The study found that Florida, with 48,000 felons returned to voting ranks, was the only state where a significant number had their voting rights restored, but only after extended court battles there.

The report blamed long and confusing waiting periods before felons can seek voting eligibility, inadequate data in state records systems, and arbitrary standards.

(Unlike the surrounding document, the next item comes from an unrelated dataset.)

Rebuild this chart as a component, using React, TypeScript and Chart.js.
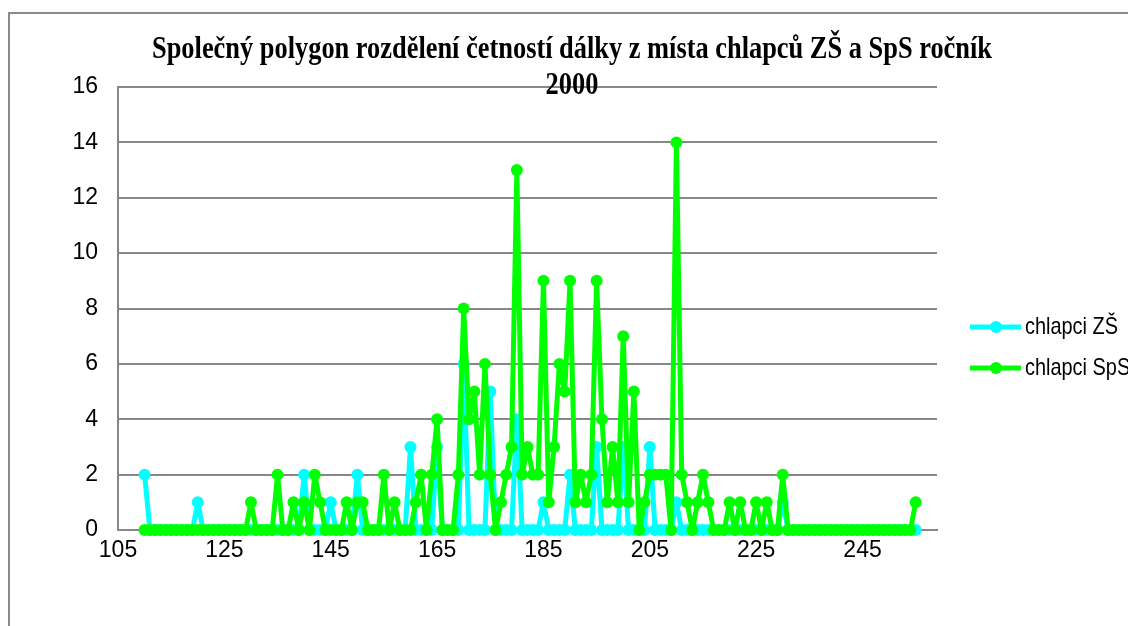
import React, { useEffect, useRef } from "react";
import { Chart, registerables } from "chart.js";

Chart.register(...registerables);

const TITLE_LINES = [
  "Společný polygon rozdělení četností dálky z místa chlapců ZŠ a SpS ročník",
  "2000",
];
const SERIES_NAMES = ["chlapci ZŠ", "chlapci SpS"];

// jump length in cm
const jumpLengths = [
  110, 111, 112, 113, 114, 115, 116, 117, 118, 119,
  120, 121, 122, 123, 124, 125, 126, 127, 128, 129,
  130, 131, 132, 133, 134, 135, 136, 137, 138, 139,
  140, 141, 142, 143, 144, 145, 146, 147, 148, 149,
  150, 151, 152, 153, 154, 155, 156, 157, 158, 159,
  160, 161, 162, 163, 164, 165, 166, 167, 168, 169,
  170, 171, 172, 173, 174, 175, 176, 177, 178, 179,
  180, 181, 182, 183, 184, 185, 186, 187, 188, 189,
  190, 191, 192, 193, 194, 195, 196, 197, 198, 199,
  200, 201, 202, 203, 204, 205, 206, 207, 208, 209,
  210, 211, 212, 213, 214, 215, 216, 217, 218, 219,
  220, 221, 222, 223, 224, 225, 226, 227, 228, 229,
  230, 231, 232, 233, 234, 235, 236, 237, 238, 239,
  240, 241, 242, 243, 244, 245, 246, 247, 248, 249,
  250, 251, 252, 253, 254, 255,
];

// chlapci ZŠ frequencies
const zsBoys = [
  2, 0, 0, 0, 0, 0, 0, 0, 0, 0,
  1, 0, 0, 0, 0, 0, 0, 0, 0, 0,
  0, 0, 0, 0, 0, 0, 0, 0, 0, 0,
  2, 0, 0, 0, 0, 1, 0, 0, 0, 0,
  2, 0, 0, 0, 0, 0, 0, 0, 0, 0,
  3, 0, 0, 0, 0, 3, 0, 0, 0, 0,
  6, 0, 0, 0, 0, 5, 0, 0, 0, 0,
  4, 0, 0, 0, 0, 1, 0, 0, 0, 0,
  2, 0, 0, 0, 0, 3, 0, 0, 0, 0,
  3, 0, 0, 0, 0, 3, 0, 0, 0, 0,
  1, 0, 0, 0, 0, 0, 0, 0, 0, 0,
  0, 0, 0, 0, 0, 0, 0, 0, 0, 0,
  1, 0, 0, 0, 0, 0, 0, 0, 0, 0,
  0, 0, 0, 0, 0, 0, 0, 0, 0, 0,
  0, 0, 0, 0, 0, 0,
];

// chlapci SpS frequencies
const spsBoys = [
  0, 0, 0, 0, 0, 0, 0, 0, 0, 0,
  0, 0, 0, 0, 0, 0, 0, 0, 0, 0,
  1, 0, 0, 0, 0, 2, 0, 0, 1, 0,
  1, 0, 2, 1, 0, 0, 0, 0, 1, 0,
  1, 1, 0, 0, 0, 2, 0, 1, 0, 0,
  0, 1, 2, 0, 2, 4, 0, 0, 0, 2,
  8, 4, 5, 2, 6, 2, 0, 1, 2, 3,
  13, 2, 3, 2, 2, 9, 1, 3, 6, 5,
  9, 1, 2, 1, 2, 9, 4, 1, 3, 1,
  7, 1, 5, 0, 1, 2, 2, 2, 2, 0,
  14, 2, 1, 0, 1, 2, 1, 0, 0, 0,
  1, 0, 1, 0, 0, 1, 0, 1, 0, 0,
  2, 0, 0, 0, 0, 0, 0, 0, 0, 0,
  0, 0, 0, 0, 0, 0, 0, 0, 0, 0,
  0, 0, 0, 0, 0, 1,
];

const xTickValues = [105, 125, 145, 165, 185, 205, 225, 245];
const X_MIN = 105;
const X_MAX = 259;
const Y_MIN = 0;
const Y_MAX = 16;
const Y_STEP = 2;

const W = 1128;
const H = 626;
const CYAN = "#00FFFF";
const GREEN = "#00FF00";
const GRID = "#878787";

const overlayPlugin = {
  id: "overlay",
  beforeDraw(chart: any) {
    const ctx = chart.ctx;
    ctx.save();
    ctx.fillStyle = "#ffffff";
    ctx.fillRect(0, 0, W, H);
    ctx.strokeStyle = "#8a8a8a";
    ctx.lineWidth = 2;
    ctx.beginPath();
    ctx.moveTo(9, H);
    ctx.lineTo(9, 13);
    ctx.lineTo(W, 13);
    ctx.stroke();
    ctx.restore();
  },
  afterDraw(chart: any) {
    const ctx = chart.ctx;
    ctx.save();
    // title
    ctx.fillStyle = "#000";
    ctx.font = 'bold 31px "Liberation Serif", "Times New Roman", serif';
    ctx.textAlign = "center";
    ctx.textBaseline = "alphabetic";
    const w1 = ctx.measureText(TITLE_LINES[0]).width;
    const sx = 840 / w1;
    ctx.save();
    ctx.translate(572, 58);
    ctx.scale(sx, 1);
    ctx.fillText(TITLE_LINES[0], 0, 0);
    ctx.restore();
    ctx.save();
    ctx.translate(572, 94);
    ctx.scale(sx, 1);
    ctx.fillText(TITLE_LINES[1], 0, 0);
    ctx.restore();

    // legend
    const colors = [CYAN, GREEN];
    const ys = [327, 368];
    ctx.font = '24px "Liberation Sans", Arial, sans-serif';
    ctx.textAlign = "left";
    ctx.textBaseline = "middle";
    SERIES_NAMES.forEach((name, i) => {
      const y = ys[i];
      ctx.strokeStyle = colors[i];
      ctx.lineWidth = 5;
      ctx.beginPath();
      ctx.moveTo(970, y);
      ctx.lineTo(1021, y);
      ctx.stroke();
      ctx.fillStyle = colors[i];
      ctx.beginPath();
      ctx.arc(996, y, 6, 0, Math.PI * 2);
      ctx.fill();
      ctx.fillStyle = "#000";
      ctx.save();
      ctx.translate(1025, y);
      ctx.scale(0.83, 1);
      ctx.fillText(name, 0, 0);
      ctx.restore();
    });
    ctx.restore();
  },
};

export default function App() {
  const canvasRef = useRef<HTMLCanvasElement | null>(null);

  useEffect(() => {
    const canvas = canvasRef.current;
    if (!canvas) return;
    const tickFont = { family: '"Liberation Sans", Arial, sans-serif', size: 23 };
    const common = {
      borderWidth: 5,
      pointRadius: 6,
      pointBorderWidth: 0,
      tension: 0,
      clip: false,
      borderJoinStyle: "round",
      borderCapStyle: "round",
    };
    const chart = new Chart(canvas, {
      type: "line",
      data: {
        datasets: [
          {
            ...common,
            label: SERIES_NAMES[0],
            data: jumpLengths.map((x, i) => ({ x, y: zsBoys[i] })),
            borderColor: CYAN,
            backgroundColor: CYAN,
            pointBackgroundColor: CYAN,
            pointBorderColor: CYAN,
            order: 1,
          },
          {
            ...common,
            label: SERIES_NAMES[1],
            data: jumpLengths.map((x, i) => ({ x, y: spsBoys[i] })),
            borderColor: GREEN,
            backgroundColor: GREEN,
            pointBackgroundColor: GREEN,
            pointBorderColor: GREEN,
            order: 0,
          },
        ],
      },
      options: {
        animation: false,
        responsive: false,
        maintainAspectRatio: false,
        devicePixelRatio: 1,
        layout: { padding: { top: 87, right: W - 937, bottom: 0, left: 0 } },
        plugins: {
          legend: { display: false },
          title: { display: false },
          tooltip: { enabled: false },
        },
        scales: {
          x: {
            type: "linear",
            min: X_MIN,
            max: X_MAX,
            grid: { display: false, drawTicks: false },
            border: { display: true, color: GRID, width: 2 },
            ticks: {
              font: tickFont,
              color: "#000",
              padding: 7,
              maxRotation: 0,
              autoSkip: false,
            },
            afterBuildTicks: (scale: any) => {
              scale.ticks = xTickValues.map((v) => ({ value: v }));
            },
            afterFit: (scale: any) => {
              scale.height = H - 530;
            },
          },
          y: {
            type: "linear",
            min: Y_MIN,
            max: Y_MAX,
            ticks: {
              stepSize: Y_STEP,
              font: tickFont,
              color: "#000",
              padding: 20,
            },
            grid: { color: GRID, lineWidth: 2, drawTicks: false },
            border: { display: true, color: GRID, width: 2 },
            afterFit: (scale: any) => {
              scale.width = 118;
            },
          },
        },
      },
      plugins: [overlayPlugin],
    } as any);
    return () => chart.destroy();
  }, []);

  return (
    <div style={{ position: "fixed", left: 0, top: 0, width: W, height: H, background: "#fff" }}>
      <canvas ref={canvasRef} width={W} height={H} style={{ display: "block", width: W, height: H }} />
    </div>
  );
}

Some states, like Florida and Kentucky, employ "character tests" that allow state officials to ask felons about their drinking habits or to require them to submit letters of reference in applying for voting rights, the report said.

"What we found is that the procedures in many states for restoring felons' voting rights are so little used and so cumbersome that the possibility of getting restored voting rights for many of these people is just illusory," Marc Mauer, the assistant director of the Sentencing Project, said in an interview.

Several officials involved in state voting procedures did not dispute the study's findings but said they were taking steps to make it easier for felons to register when allowed by state law.

Meredith Imwalle, a spokeswoman for the National Association of Secretaries of State, said a continuing overhaul of state voting databases should help to ease the problem by linking voter rolls in many states to criminal and corrections records.

In Mississippi, a state singled out by the Sentencing Project, a felon guilty of murder, rape or a number of other crimes that result in disenfranchisement must appeal to the governor or the Legislature to regain the right to vote.

"I would say that it is rare for that to happen, as the numbers in this study seem to reflect, so it may in fact be easier for a felon to regain the right to vote in other states," said David Blount, a spokesman for the Mississippi secretary of state's office.

But Mr. Blount said Mississippi, like some other states, was limited in its options because it would take an amendment to the State Constitution to change the procedure.